» **SET EXERCISE**
Reproduce the data below in full and exclude every picture.

## Begin

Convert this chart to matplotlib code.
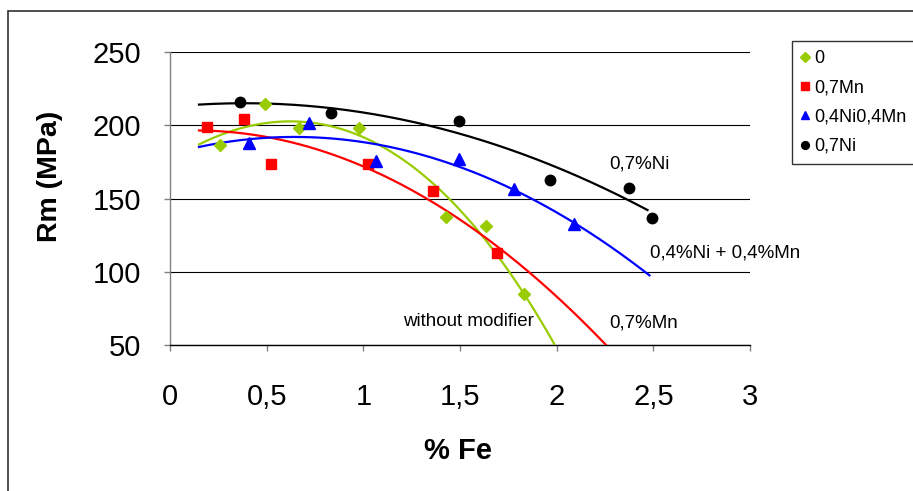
import numpy as np
import matplotlib
matplotlib.use("Agg")
import matplotlib.pyplot as plt
from matplotlib.patches import Rectangle

# ---------------- data ----------------
x_none = [0.257, 0.490, 0.665, 0.976, 1.426, 1.633, 1.829]
y_none = [186.4, 214.4, 198.0, 198.0, 137.4, 131.3, 84.9]

x_mn = [0.190, 0.381, 0.521, 1.023, 1.359, 1.690]
y_mn = [198.9, 204.0, 173.3, 173.3, 155.3, 112.7]

x_nimn = [0.407, 0.717, 1.064, 1.493, 1.778, 2.088]
y_nimn = [187.5, 201.5, 175.5, 177.0, 156.5, 132.5]

x_ni = [0.360, 0.831, 1.493, 1.964, 2.373, 2.492]
y_ni = [215.7, 208.2, 202.8, 162.6, 157.2, 136.8]

# trendline of the "without modifier" series
trend_none_x = [0.148, 0.641, 0.987, 1.331, 1.590, 1.828, 1.995]
trend_none_y = [186.4, 204.0, 191.0, 162.6, 130.8, 85.0, 49.0]

series_labels = ["0", "0,7Mn", "0,4Ni0,4Mn", "0,7Ni"]
curve_labels = ["without modifier", "0,7%Mn", "0,4%Ni + 0,4%Mn", "0,7%Ni"]
trend_degree = [3, 2, 2, 2]
trend_start = [0.15, 0.15, 0.15, 0.15]
trend_end = [2.5, 2.5, 2.48, 2.47]

x_ticks = [0, 0.5, 1, 1.5, 2, 2.5, 3]
x_ticklabels = ["0", "0,5", "1", "1,5", "2", "2,5", "3"]
y_ticks = [50, 100, 150, 200, 250]

# ---------------- figure ----------------
W, H = 913, 491
fig = plt.figure(figsize=(W / 100, H / 100), dpi=100)
ax = fig.add_axes([170 / W, 1 - 345.3 / H, (750 - 170) / W, (345.3 - 51.7) / H])

colors = ["#99CC00", "#FF0000", "#0000FF", "#000000"]
markers = ["D", "s", "^", "o"]
msizes = [6.3, 7.2, 8.0, 7.5]
xs = [x_none, x_mn, x_nimn, x_ni]
ys = [y_none, y_mn, y_nimn, y_ni]
fit_x = [trend_none_x, x_mn, x_nimn, x_ni]
fit_y = [trend_none_y, y_mn, y_nimn, y_ni]

handles = []
for i in range(4):
    coef = np.polyfit(fit_x[i], fit_y[i], trend_degree[i])
    xt = np.linspace(trend_start[i], trend_end[i], 300)
    ax.plot(xt, np.polyval(coef, xt), color=colors[i], lw=1.6, zorder=3)
    h, = ax.plot(xs[i], ys[i], linestyle="none", marker=markers[i], ms=msizes[i],
                 color=colors[i], mec=colors[i], zorder=4, label=series_labels[i])
    handles.append(h)

ax.set_xlim(0, 3)
ax.set_ylim(50, 250)
ax.set_xticks(x_ticks)
ax.set_xticklabels(x_ticklabels)
ax.set_yticks(y_ticks)
ax.yaxis.grid(True, color="black", lw=0.8)
ax.set_axisbelow(True)
for s in ["top", "right"]:
    ax.spines[s].set_visible(False)
ax.spines["left"].set_color("#808080")
ax.spines["bottom"].set_color("black")
ax.spines["left"].set_linewidth(1.0)
ax.spines["bottom"].set_linewidth(1.0)

ax.tick_params(axis="y", direction="out", length=4, width=1, color="#808080", pad=17)
ax.tick_params(axis="x", direction="out", length=4, width=1, color="#808080", pad=23)
for lab in ax.get_xticklabels() + ax.get_yticklabels():
    lab.set_fontfamily("Liberation Sans")
    lab.set_fontsize(21)

# axis titles
fig.text(50 / W, 1 - 176 / H, "Rm (MPa)", rotation=90, ha="center", va="center",
         family="Liberation Sans", weight="bold", size=20.5)
fig.text(458 / W, 1 - 451 / H, "% Fe", ha="center", va="center",
         family="Liberation Sans", weight="bold", size=21)

# curve labels
lab_pos = [(403, 322), (609, 323), (650, 253), (609, 164)]
for txt, (px, py) in zip(curve_labels, lab_pos):
    fig.text(px / W, 1 - py / H, txt, ha="left", va="center",
             family="Liberation Sans", size=13.5)

# legend
leg = fig.legend(handles=handles, labels=series_labels, loc="upper left",
                 bbox_to_anchor=(792 / W, 1 - 41 / H), bbox_transform=fig.transFigure,
                 prop=dict(family="Liberation Sans", size=13), frameon=True,
                 fancybox=False, edgecolor="black", borderpad=0.5, labelspacing=0.68,
                 handlelength=0.45, handletextpad=0.3, markerscale=0.75, borderaxespad=0)
leg.get_frame().set_linewidth(1.0)

# outer chart border
fig.patches.append(Rectangle((8 / W, -0.1), 1.2, 1.1 - 10.7 / H,
                             transform=fig.transFigure, fill=False,
                             edgecolor="#303030", lw=1.2))

fig.savefig("out.png", dpi=100)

## End

» **EXERCISE SOLUTION**
Convert this chart to matplotlib code.
import numpy as np
import matplotlib
matplotlib.use("Agg")
import matplotlib.pyplot as plt
from matplotlib.patches import Rectangle

# ---------------- data ----------------
x_none = [0.257, 0.490, 0.665, 0.976, 1.426, 1.633, 1.829]
y_none = [186.4, 214.4, 198.0, 198.0, 137.4, 131.3, 84.9]

x_mn = [0.190, 0.381, 0.521, 1.023, 1.359, 1.690]
y_mn = [198.9, 204.0, 173.3, 173.3, 155.3, 112.7]

x_nimn = [0.407, 0.717, 1.064, 1.493, 1.778, 2.088]
y_nimn = [187.5, 201.5, 175.5, 177.0, 156.5, 132.5]

x_ni = [0.360, 0.831, 1.493, 1.964, 2.373, 2.492]
y_ni = [215.7, 208.2, 202.8, 162.6, 157.2, 136.8]

# trendline of the "without modifier" series
trend_none_x = [0.148, 0.641, 0.987, 1.331, 1.590, 1.828, 1.995]
trend_none_y = [186.4, 204.0, 191.0, 162.6, 130.8, 85.0, 49.0]

series_labels = ["0", "0,7Mn", "0,4Ni0,4Mn", "0,7Ni"]
curve_labels = ["without modifier", "0,7%Mn", "0,4%Ni + 0,4%Mn", "0,7%Ni"]
trend_degree = [3, 2, 2, 2]
trend_start = [0.15, 0.15, 0.15, 0.15]
trend_end = [2.5, 2.5, 2.48, 2.47]

x_ticks = [0, 0.5, 1, 1.5, 2, 2.5, 3]
x_ticklabels = ["0", "0,5", "1", "1,5", "2", "2,5", "3"]
y_ticks = [50, 100, 150, 200, 250]

# ---------------- figure ----------------
W, H = 913, 491
fig = plt.figure(figsize=(W / 100, H / 100), dpi=100)
ax = fig.add_axes([170 / W, 1 - 345.3 / H, (750 - 170) / W, (345.3 - 51.7) / H])

colors = ["#99CC00", "#FF0000", "#0000FF", "#000000"]
markers = ["D", "s", "^", "o"]
msizes = [6.3, 7.2, 8.0, 7.5]
xs = [x_none, x_mn, x_nimn, x_ni]
ys = [y_none, y_mn, y_nimn, y_ni]
fit_x = [trend_none_x, x_mn, x_nimn, x_ni]
fit_y = [trend_none_y, y_mn, y_nimn, y_ni]

handles = []
for i in range(4):
    coef = np.polyfit(fit_x[i], fit_y[i], trend_degree[i])
    xt = np.linspace(trend_start[i], trend_end[i], 300)
    ax.plot(xt, np.polyval(coef, xt), color=colors[i], lw=1.6, zorder=3)
    h, = ax.plot(xs[i], ys[i], linestyle="none", marker=markers[i], ms=msizes[i],
                 color=colors[i], mec=colors[i], zorder=4, label=series_labels[i])
    handles.append(h)

ax.set_xlim(0, 3)
ax.set_ylim(50, 250)
ax.set_xticks(x_ticks)
ax.set_xticklabels(x_ticklabels)
ax.set_yticks(y_ticks)
ax.yaxis.grid(True, color="black", lw=0.8)
ax.set_axisbelow(True)
for s in ["top", "right"]:
    ax.spines[s].set_visible(False)
ax.spines["left"].set_color("#808080")
ax.spines["bottom"].set_color("black")
ax.spines["left"].set_linewidth(1.0)
ax.spines["bottom"].set_linewidth(1.0)

ax.tick_params(axis="y", direction="out", length=4, width=1, color="#808080", pad=17)
ax.tick_params(axis="x", direction="out", length=4, width=1, color="#808080", pad=23)
for lab in ax.get_xticklabels() + ax.get_yticklabels():
    lab.set_fontfamily("Liberation Sans")
    lab.set_fontsize(21)

# axis titles
fig.text(50 / W, 1 - 176 / H, "Rm (MPa)", rotation=90, ha="center", va="center",
         family="Liberation Sans", weight="bold", size=20.5)
fig.text(458 / W, 1 - 451 / H, "% Fe", ha="center", va="center",
         family="Liberation Sans", weight="bold", size=21)

# curve labels
lab_pos = [(403, 322), (609, 323), (650, 253), (609, 164)]
for txt, (px, py) in zip(curve_labels, lab_pos):
    fig.text(px / W, 1 - py / H, txt, ha="left", va="center",
             family="Liberation Sans", size=13.5)

# legend
leg = fig.legend(handles=handles, labels=series_labels, loc="upper left",
                 bbox_to_anchor=(792 / W, 1 - 41 / H), bbox_transform=fig.transFigure,
                 prop=dict(family="Liberation Sans", size=13), frameon=True,
                 fancybox=False, edgecolor="black", borderpad=0.5, labelspacing=0.68,
                 handlelength=0.45, handletextpad=0.3, markerscale=0.75, borderaxespad=0)
leg.get_frame().set_linewidth(1.0)

# outer chart border
fig.patches.append(Rectangle((8 / W, -0.1), 1.2, 1.1 - 10.7 / H,
                             transform=fig.transFigure, fill=False,
                             edgecolor="#303030", lw=1.2))

fig.savefig("out.png", dpi=100)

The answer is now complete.